Just the other day, we put out a brief press release announcing some of the preliminary findings from U-Decide 2010. This is the second time we have done an initiative like this (sincIe 2008), and it’s very exciting to see that its results have captured the interest of respected gaming media around the world.
The findings being distributed are that stereoscopic 3D glasses are acceptable to gamers and gamers that already own an HDTV are interested in buying an additional 3D television within the next two years. That said, we’d like to elaborate on some misnomers about the study, the methodology, and our intentions.
1. The Preliminary results included 2D gamers AND stereoscopic 3D gamers – NOT FAIR!
This is not true. While we had 1,169 respondents in total, the preliminary findings are 100% based on the traditional non-stereoscopic 3D group – the people who don’t yet own 3D equipment of their own. In fact, the 3D group was surveyed separately with a customized line of questioning to delve into other aspects of stereoscopic 3D gaming. This material has not been publicized yet.
So of the 1,169 respondents, 735 of them are traditional 2D gamers. If we look at a comparable 3D study with 1,000 to 1,500 respondents, and separate the traditional consumers from the gamers, the gamer portion would still amount to about 700 to 800 gamers. We wanted to focus 100% on gamer opinion.
2. You gave away a 3D HDTV, so that determined who would be interested in 3D!
U-Decide featured over 50 different prizes. Panasonic’s 3D HDTV and Zalman’s 3D monitor were the only two 3D related prizes. The Steelseries headsets and 40+ video games by Electronic Arts, Ubisoft, and Blitz Games Studios have no direct relationship to stereoscopic 3D gaming.
When the study was completed, we saw an opportunity to add additional prizes to reward respondents for their time. So we added five DDD driver license keys and five copies of Magix Movie Edit Pro 17+ to account for 64 prizes in total.
3. Meant to be Seen hosted the study. You’re an advocacy group, so your dice are loaded!
The reason MTBS hosted the surveys is because we already possess one of the largest stereoscopic 3D gaming communities in the world.
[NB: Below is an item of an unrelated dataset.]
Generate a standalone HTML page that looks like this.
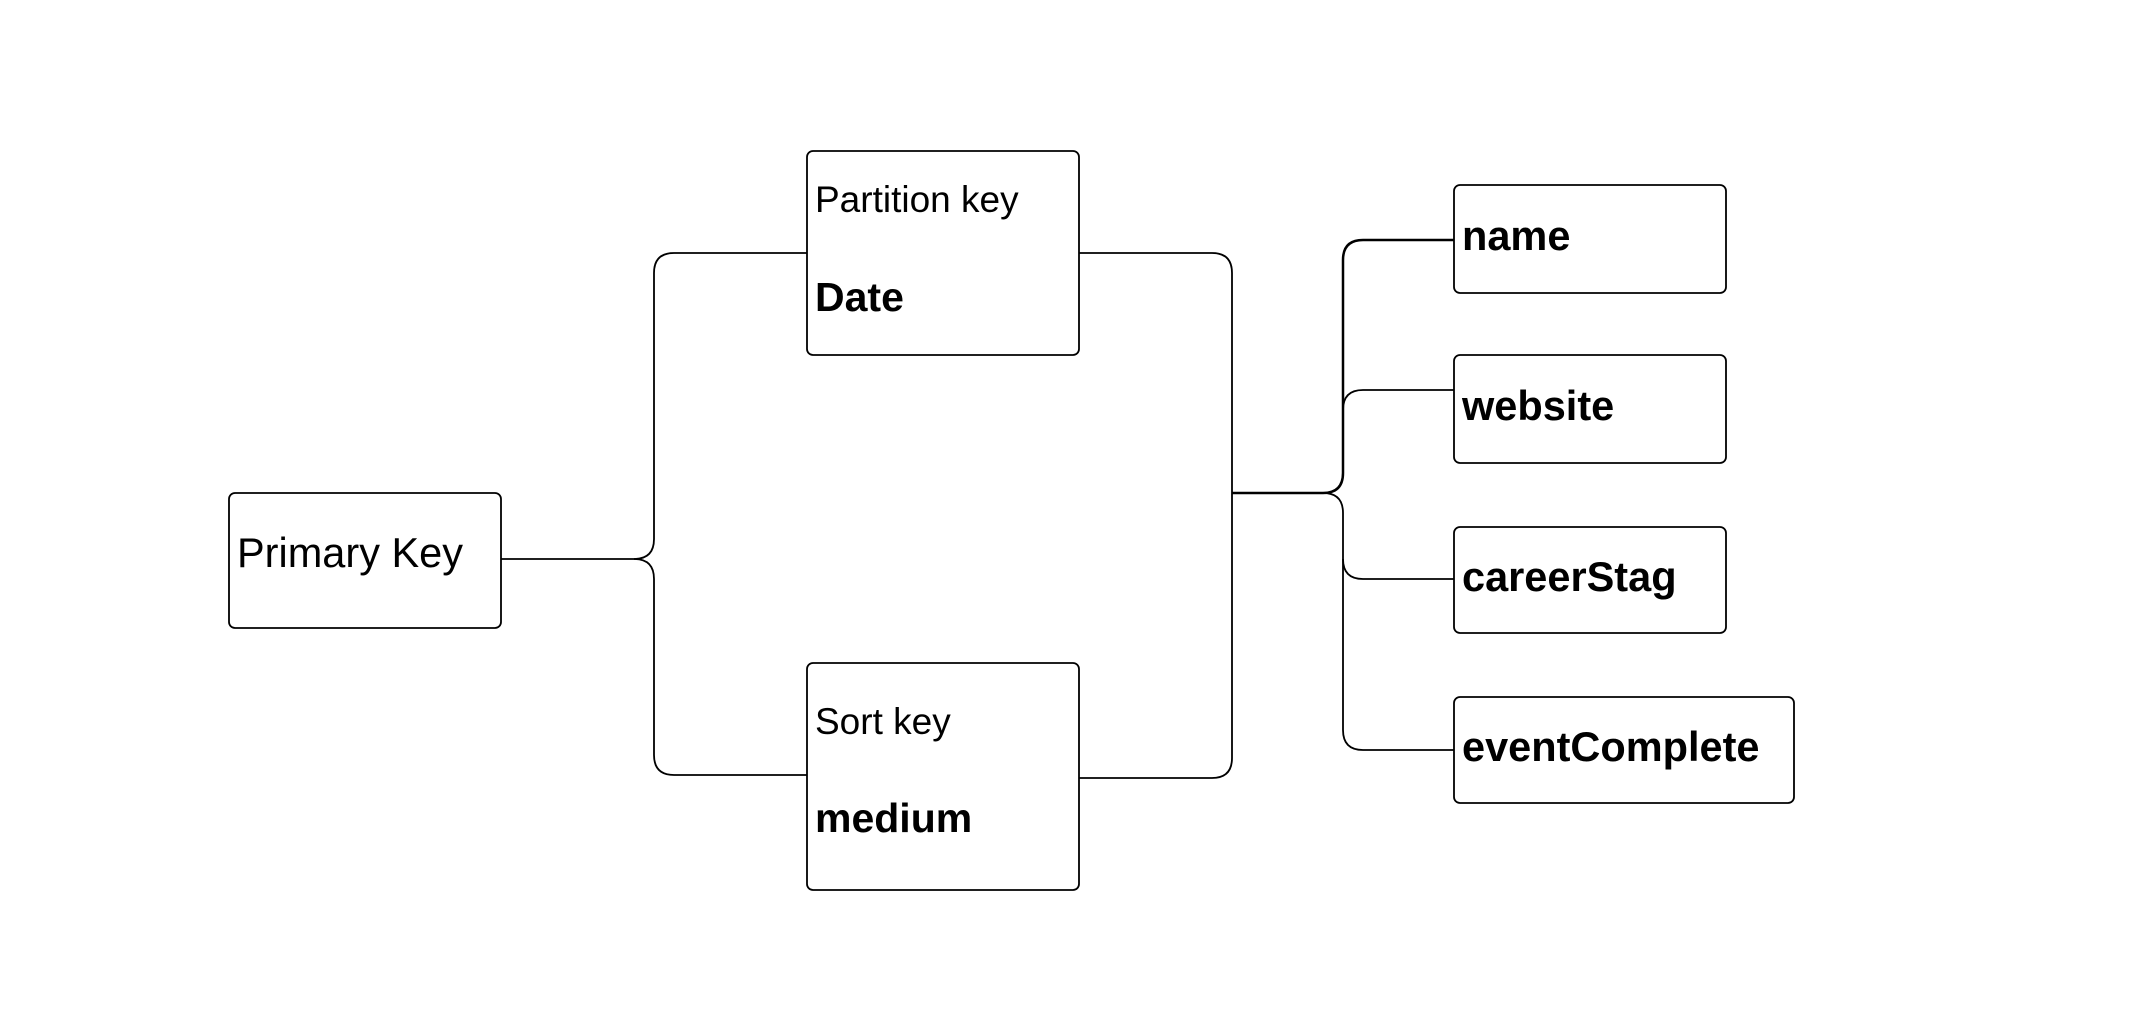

There was no other way to accurately track the needs and interests of stereoscopic 3D gamers as a distinct group.
We understood the necessity for traditional 2D gamers to participate which is why our partners actively promoted the surveys on their websites or through other means. Samples of unbiased partners included Computer Power User, Steelseries, Electronic Arts, and more.
The study was also featured in gaming and non-gaming press like The Vancouver Sun, Gamasutra, TGDaily, and several online blogs that mentioned the original press release. It was also mentioned in the GDC Online website leading up to their 3D Stereoscopic Games Summit.
At no time did we encourage respondents to sway their opinions in one direction or another, or indicate that we had a public opinion goal in mind for their answers. Not only would that be unethical, it would be a disservice to our partners and the final report’s readers who need to accurately grasp what gamers want, which experiences will sell, and what their realistic product expectations should be.
As mentioned in the press release, 3D sports and broadcasting had very different results – and we will learn more about these areas when the report is complete.
Thanks to everyone who participated and helped make U-Decide 2010 possible! We look forward to releasing the full report by mid-November.